Bonn – Dass eine ganze Strafkammer im Gerichtssaal eine Schießübung absolviert, passiert auch nicht alle Tage: Dennoch ließ der Vorsitzende der 4. großen Strafkammer am Bonner Landgericht Klaus Reinhoff am Donnerstag nacheinander die Vertreterin der Nebenklage, den Staatsanwalt, den Verteidiger und im Anschluss seinen Richterkollegen und die Schöffen einmal den Abzug einer sogenannten Rotwaffe betätigen, bevor er zu guter Letzt auch selber abdrückte.
Ziel der Übung war offenbar den Verfahrensbeteiligten ein Gefühl dafür zu geben, wie viel Kraft notwendig ist, um das Abzugsgewicht von 3,8 Kilogramm zu überwinden. Denn die Frage, ob die Betätigung des Abzugs auch versehentlich aus einem Schockmoment heraus geschehen kann, oder nur mit Absicht steht im Fokus des Verfahrens.
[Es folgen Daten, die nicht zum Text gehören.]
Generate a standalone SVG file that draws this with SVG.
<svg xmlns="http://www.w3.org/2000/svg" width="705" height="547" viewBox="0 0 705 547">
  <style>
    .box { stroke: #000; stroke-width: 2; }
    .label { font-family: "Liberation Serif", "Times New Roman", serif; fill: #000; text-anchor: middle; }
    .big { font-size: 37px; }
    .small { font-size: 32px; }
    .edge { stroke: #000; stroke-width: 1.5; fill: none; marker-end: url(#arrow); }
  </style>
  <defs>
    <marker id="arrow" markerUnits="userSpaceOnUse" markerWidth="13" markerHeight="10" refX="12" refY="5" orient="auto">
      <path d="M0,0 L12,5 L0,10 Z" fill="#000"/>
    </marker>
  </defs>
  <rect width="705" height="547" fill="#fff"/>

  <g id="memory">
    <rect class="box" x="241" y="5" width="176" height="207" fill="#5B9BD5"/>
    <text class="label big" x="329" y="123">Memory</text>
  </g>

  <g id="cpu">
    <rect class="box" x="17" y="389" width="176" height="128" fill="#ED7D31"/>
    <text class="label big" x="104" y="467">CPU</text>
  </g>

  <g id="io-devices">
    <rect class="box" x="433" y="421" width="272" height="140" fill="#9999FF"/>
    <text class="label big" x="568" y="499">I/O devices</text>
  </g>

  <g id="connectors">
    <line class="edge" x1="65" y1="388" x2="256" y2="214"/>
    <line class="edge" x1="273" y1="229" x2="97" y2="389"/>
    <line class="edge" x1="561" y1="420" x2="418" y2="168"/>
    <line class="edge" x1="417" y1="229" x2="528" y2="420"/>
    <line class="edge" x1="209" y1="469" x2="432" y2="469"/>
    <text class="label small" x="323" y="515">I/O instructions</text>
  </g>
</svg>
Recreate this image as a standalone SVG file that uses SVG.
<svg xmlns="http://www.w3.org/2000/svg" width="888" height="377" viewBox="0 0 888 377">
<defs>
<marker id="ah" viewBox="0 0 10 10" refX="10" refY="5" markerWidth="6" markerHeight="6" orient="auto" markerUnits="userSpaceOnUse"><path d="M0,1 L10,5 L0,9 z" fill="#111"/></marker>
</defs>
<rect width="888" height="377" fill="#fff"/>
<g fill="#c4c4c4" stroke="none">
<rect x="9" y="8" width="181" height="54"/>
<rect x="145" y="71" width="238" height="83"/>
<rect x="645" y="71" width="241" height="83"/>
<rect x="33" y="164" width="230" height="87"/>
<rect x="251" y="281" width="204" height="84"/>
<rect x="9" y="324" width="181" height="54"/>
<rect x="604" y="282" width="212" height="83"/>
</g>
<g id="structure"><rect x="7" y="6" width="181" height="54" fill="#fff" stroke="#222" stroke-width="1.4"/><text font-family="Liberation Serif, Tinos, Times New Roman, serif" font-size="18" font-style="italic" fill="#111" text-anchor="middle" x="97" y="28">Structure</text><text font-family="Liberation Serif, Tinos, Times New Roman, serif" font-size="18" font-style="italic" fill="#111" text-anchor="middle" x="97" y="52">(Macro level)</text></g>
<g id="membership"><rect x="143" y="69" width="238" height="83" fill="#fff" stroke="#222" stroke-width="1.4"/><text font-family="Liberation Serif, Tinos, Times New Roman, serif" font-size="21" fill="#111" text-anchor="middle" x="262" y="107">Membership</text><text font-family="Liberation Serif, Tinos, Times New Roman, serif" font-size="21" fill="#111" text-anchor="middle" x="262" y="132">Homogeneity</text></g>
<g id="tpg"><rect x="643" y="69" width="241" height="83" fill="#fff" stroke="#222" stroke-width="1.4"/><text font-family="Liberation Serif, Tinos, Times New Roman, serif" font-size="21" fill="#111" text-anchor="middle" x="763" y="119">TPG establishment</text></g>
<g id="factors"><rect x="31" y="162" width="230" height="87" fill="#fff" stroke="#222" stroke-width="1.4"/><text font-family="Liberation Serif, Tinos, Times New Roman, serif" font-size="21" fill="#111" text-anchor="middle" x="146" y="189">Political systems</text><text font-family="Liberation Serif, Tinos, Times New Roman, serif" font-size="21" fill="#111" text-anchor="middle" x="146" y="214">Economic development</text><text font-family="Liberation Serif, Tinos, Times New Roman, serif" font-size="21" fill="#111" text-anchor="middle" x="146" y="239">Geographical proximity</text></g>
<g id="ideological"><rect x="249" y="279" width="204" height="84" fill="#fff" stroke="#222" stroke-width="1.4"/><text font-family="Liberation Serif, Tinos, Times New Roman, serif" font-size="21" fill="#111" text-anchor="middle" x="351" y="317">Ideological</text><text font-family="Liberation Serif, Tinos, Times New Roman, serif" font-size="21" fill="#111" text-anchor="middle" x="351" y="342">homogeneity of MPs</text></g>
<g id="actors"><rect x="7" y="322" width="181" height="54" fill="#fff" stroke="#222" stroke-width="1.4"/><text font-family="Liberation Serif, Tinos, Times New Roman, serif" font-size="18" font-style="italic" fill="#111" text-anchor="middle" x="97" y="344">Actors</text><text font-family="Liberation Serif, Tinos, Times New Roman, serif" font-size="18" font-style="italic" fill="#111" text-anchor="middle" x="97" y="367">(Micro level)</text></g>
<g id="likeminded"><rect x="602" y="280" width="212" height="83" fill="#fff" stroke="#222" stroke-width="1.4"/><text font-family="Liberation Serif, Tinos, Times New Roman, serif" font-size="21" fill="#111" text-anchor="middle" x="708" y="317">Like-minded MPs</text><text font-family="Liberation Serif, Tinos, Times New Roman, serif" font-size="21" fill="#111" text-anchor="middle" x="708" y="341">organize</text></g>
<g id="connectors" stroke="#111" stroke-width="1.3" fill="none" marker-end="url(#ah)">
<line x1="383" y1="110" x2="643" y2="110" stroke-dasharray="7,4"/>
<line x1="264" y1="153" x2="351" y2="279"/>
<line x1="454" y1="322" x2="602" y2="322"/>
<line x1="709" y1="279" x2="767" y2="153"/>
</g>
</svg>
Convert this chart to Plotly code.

Wegen großen öffentlichen Interesses am Landgericht
Neun Monate nach dem Tod eines 23-jährigen Polizisten bei einem Schießtraining am 26. November 2018 im Bonner Polizeipräsidium hat am Donnerstag der Prozess gegen seinen damaligen Kollegen begonnen, aus dessen Waffe sich der verhängnisvolle Schuss löste. Dem heute 23-Jährigen wird fahrlässige Tötung vorgeworfen. Bereits eine Viertelstunde vor Prozessbeginn saß der Angeklagte auf seinem Platz, vergrub seinen Kopf in seinen Armen und kämpfte sichtbar mit den Tränen. Seinen Polizeidienst hat er quittiert.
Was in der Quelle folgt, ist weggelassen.